Dense CNN Learning with Equivalent Mappings
This addresses a key bottleneck in computer vision for tasks requiring dense pixel-level predictions, offering an incremental improvement over existing methods.
The paper tackled the contradiction between large receptive fields and dense predictions in pixel labeling tasks by proposing equivalent convolution (eConv) and pooling (ePool) layers, which achieved higher accuracy than baseline CNNs across multiple tasks including semantic segmentation and object localization.

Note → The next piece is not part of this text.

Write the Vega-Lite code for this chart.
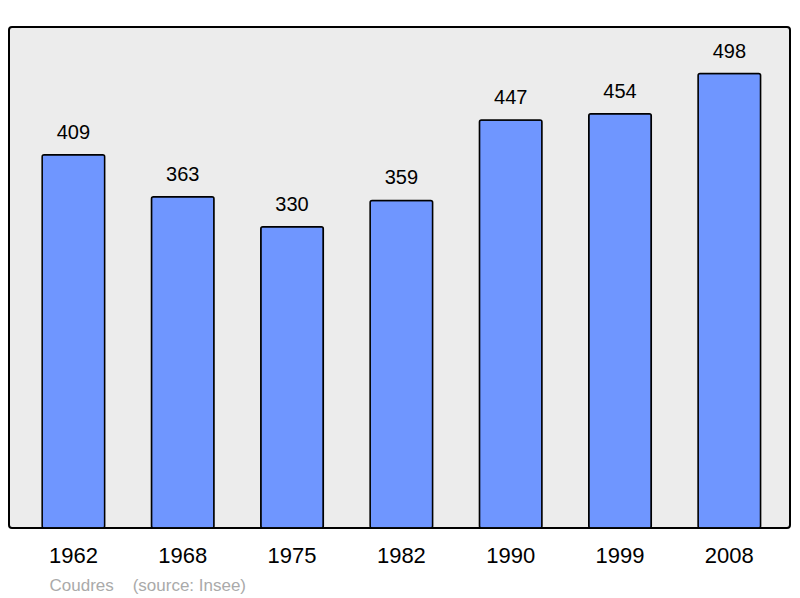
{
  "$schema": "https://vega.github.io/schema/vega-lite/v6.json",
  "width": 781,
  "height": 501,
  "autosize": {"type": "none"},
  "padding": {"left": 9, "top": 27, "right": 10, "bottom": 70},
  "background": "white",
  "data": {
    "values": [
      {"year": "1962", "population": 409},
      {"year": "1968", "population": 363},
      {"year": "1975", "population": 330},
      {"year": "1982", "population": 359},
      {"year": "1990", "population": 447},
      {"year": "1999", "population": 454},
      {"year": "2008", "population": 498}
    ]
  },
  "encoding": {
    "x": {
      "field": "year",
      "type": "ordinal",
      "sort": null,
      "scale": {"paddingInner": 0.428, "paddingOuter": 0.286, "align": 0.53},
      "axis": {
        "title": "Coudres\u00a0\u00a0\u00a0\u00a0(source: Insee)",
        "titleColor": "#aaaaaa",
        "titleFont": "Liberation Sans",
        "titleFontSize": 17,
        "titleFontWeight": "normal",
        "titleAlign": "left",
        "titleAnchor": "start",
        "titleBaseline": "alphabetic",
        "titleX": 40,
        "titleY": 62,
        "labelAngle": 0,
        "labelFont": "Liberation Sans",
        "labelFontSize": 22,
        "labelColor": "black",
        "labelPadding": 17,
        "ticks": false,
        "domain": false
      }
    },
    "y": {
      "field": "population",
      "type": "quantitative",
      "scale": {"domain": [0, 549], "nice": false},
      "axis": null
    }
  },
  "layer": [
    {
      "mark": {"type": "bar", "color": "#6f96ff", "stroke": "black", "strokeWidth": 1.5, "cornerRadius": 2}
    },
    {
      "mark": {"type": "text", "baseline": "bottom", "dy": -12, "font": "Liberation Sans", "fontSize": 20, "color": "black"},
      "encoding": {"text": {"field": "population", "type": "quantitative"}}
    }
  ],
  "config": {
    "view": {"stroke": "black", "strokeWidth": 2, "fill": "#ececec", "cornerRadius": 3}
  }
}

Large receptive field and dense prediction are both important for achieving high accuracy in pixel labeling tasks such as semantic segmentation. These two properties, however, contradict with each other. A pooling layer (with stride 2) quadruples the receptive field size but reduces the number of predictions to 25\%. Some existing methods lead to dense predictions using computations that are not equivalent to the original model. In this paper, we propose the equivalent convolution (eConv) and equivalent pooling (ePool) layers, leading to predictions that are both dense and equivalent to the baseline CNN model. Dense prediction models learned using eConv and ePool can transfer the baseline CNN's parameters as a starting point, and can inverse transfer the learned parameters in a dense model back to the original one, which has both fast testing speed and high accuracy. The proposed eConv and ePool layers have achieved higher accuracy than baseline CNN in various tasks, including semantic segmentation, object localization, image categorization and apparent age estimation, not only in those tasks requiring dense pixel labeling.